→ Aim: Extract each line where the string "this" shows up.

─── Excerpted records ───

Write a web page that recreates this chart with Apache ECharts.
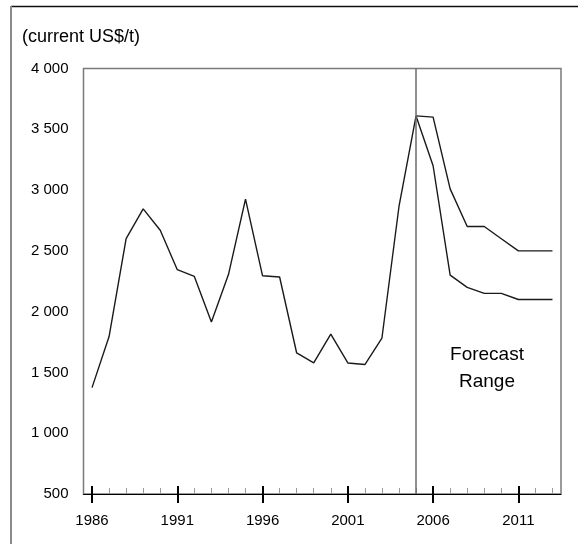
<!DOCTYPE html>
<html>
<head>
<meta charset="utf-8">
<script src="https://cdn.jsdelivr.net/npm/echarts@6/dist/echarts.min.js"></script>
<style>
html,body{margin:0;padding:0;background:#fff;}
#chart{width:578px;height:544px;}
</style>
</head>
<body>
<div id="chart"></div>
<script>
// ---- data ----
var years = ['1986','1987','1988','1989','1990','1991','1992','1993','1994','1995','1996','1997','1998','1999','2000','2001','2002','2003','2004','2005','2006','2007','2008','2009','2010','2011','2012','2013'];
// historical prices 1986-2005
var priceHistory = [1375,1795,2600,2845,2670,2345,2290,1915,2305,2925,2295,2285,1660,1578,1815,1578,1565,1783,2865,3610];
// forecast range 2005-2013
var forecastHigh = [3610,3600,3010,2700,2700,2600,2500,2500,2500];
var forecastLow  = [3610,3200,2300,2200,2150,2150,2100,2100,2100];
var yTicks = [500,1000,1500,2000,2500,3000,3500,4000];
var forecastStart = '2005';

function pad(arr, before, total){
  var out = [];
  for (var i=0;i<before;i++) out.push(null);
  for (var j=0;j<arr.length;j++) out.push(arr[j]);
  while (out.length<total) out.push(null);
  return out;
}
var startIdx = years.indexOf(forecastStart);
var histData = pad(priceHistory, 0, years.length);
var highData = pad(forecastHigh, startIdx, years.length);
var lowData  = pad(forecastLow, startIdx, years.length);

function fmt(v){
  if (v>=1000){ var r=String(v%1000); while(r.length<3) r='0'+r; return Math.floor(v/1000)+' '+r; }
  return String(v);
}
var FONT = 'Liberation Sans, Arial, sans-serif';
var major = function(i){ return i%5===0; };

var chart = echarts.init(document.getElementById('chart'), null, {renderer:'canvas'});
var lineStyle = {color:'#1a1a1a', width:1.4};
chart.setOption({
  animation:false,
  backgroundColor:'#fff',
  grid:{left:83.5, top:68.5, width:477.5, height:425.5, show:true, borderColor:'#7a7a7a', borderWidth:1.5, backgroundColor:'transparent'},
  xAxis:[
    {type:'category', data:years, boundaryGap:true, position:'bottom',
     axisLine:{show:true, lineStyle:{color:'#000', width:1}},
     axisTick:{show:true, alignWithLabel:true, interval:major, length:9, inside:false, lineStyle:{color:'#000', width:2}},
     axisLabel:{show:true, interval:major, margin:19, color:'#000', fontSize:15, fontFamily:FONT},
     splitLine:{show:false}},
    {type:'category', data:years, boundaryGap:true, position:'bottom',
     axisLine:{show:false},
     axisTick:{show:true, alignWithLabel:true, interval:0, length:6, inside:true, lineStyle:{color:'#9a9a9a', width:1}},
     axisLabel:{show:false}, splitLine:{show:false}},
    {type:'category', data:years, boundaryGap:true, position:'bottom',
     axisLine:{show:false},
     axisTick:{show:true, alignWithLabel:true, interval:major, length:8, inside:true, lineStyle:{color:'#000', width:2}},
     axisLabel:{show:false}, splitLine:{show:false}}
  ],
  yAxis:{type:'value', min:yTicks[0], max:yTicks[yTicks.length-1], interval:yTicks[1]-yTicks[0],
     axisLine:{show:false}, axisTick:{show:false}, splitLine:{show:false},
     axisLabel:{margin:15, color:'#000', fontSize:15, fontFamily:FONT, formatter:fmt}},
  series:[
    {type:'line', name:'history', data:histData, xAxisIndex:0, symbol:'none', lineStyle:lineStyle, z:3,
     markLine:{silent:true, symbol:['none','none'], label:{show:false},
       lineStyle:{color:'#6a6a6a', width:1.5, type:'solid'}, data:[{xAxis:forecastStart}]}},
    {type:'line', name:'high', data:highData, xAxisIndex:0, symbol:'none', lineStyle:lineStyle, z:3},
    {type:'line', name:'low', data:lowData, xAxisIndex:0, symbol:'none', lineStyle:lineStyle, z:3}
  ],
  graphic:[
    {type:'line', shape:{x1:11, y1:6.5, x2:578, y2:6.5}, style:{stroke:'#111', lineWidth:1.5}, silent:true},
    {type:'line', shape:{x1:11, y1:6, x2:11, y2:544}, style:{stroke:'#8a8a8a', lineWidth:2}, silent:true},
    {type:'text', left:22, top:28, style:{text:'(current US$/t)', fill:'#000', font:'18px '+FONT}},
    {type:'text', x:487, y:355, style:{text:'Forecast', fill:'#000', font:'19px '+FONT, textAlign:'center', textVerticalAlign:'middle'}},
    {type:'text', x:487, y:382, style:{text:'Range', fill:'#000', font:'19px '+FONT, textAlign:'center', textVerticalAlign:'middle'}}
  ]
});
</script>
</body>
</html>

───
─── Excerpted records ───

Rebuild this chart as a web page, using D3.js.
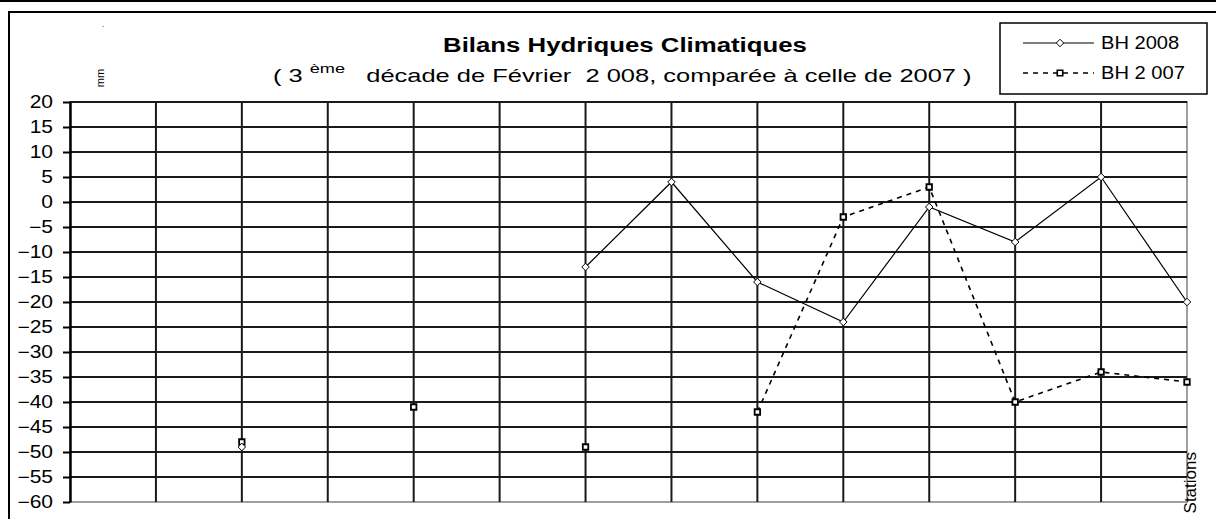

───

→ Finished task:
Write a web page that recreates this chart with Apache ECharts.
Rebuild this chart as a web page, using D3.js.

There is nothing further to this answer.